Re-branding of Zimbabwe to enhance sustainable tourism development : panacea or villain

08 Jul 2014

The main purpose of this study was to explore the concept of “re-branding a destination” as a key element to enhance sustainable tourism development. The study sought to measure the destination’s attributes that determine sustainable tourism development vis-a-vis the perceived tourists’ image. The study concludes that the concept of re-branding a destination is vital in destination marketing. Cognizant of the strategic role of destination re-branding, the study notes that there are a number of non-tourism factors which are still prevailing, such as political, social and environmental issues, which can significantly impact negatively on brand equity and the overall destination’s competitiveness. Furthermore, the study observes that the concept of re-branding a destination may become more of rhetoric than practice if authorities fail to embrace the holistic nature of destination branding.
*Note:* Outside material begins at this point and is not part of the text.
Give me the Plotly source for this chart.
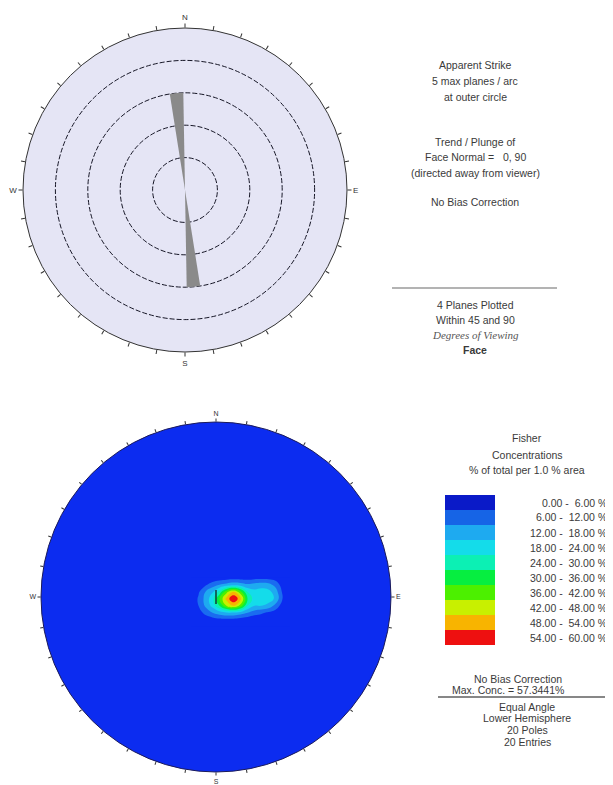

Whilst there has been stability on the economic front, there are contradictory political undertones which have a strong bearing on sustainable tourism development. As such, the bad image generated by such negative publicity has the potential to derail the re-branding process thereby rendering it ineffective. The study concludes that for sustainable tourism development to be realized, the destination needs to deal with some of the political hot spots of the Global Political Agreement (GPA) which have the potential to tarnish the image of a destination. The study recommends an integrated sustainable tourism development agenda, since re-branding alone may be unsustainable. It also needs to be nurtured and supported by all stakeholders. The study recommends urgent address of political, social and environmental issues. Finally, the study recommends a structured tourism growth strategy and a conducive environment for sustainable tourism development.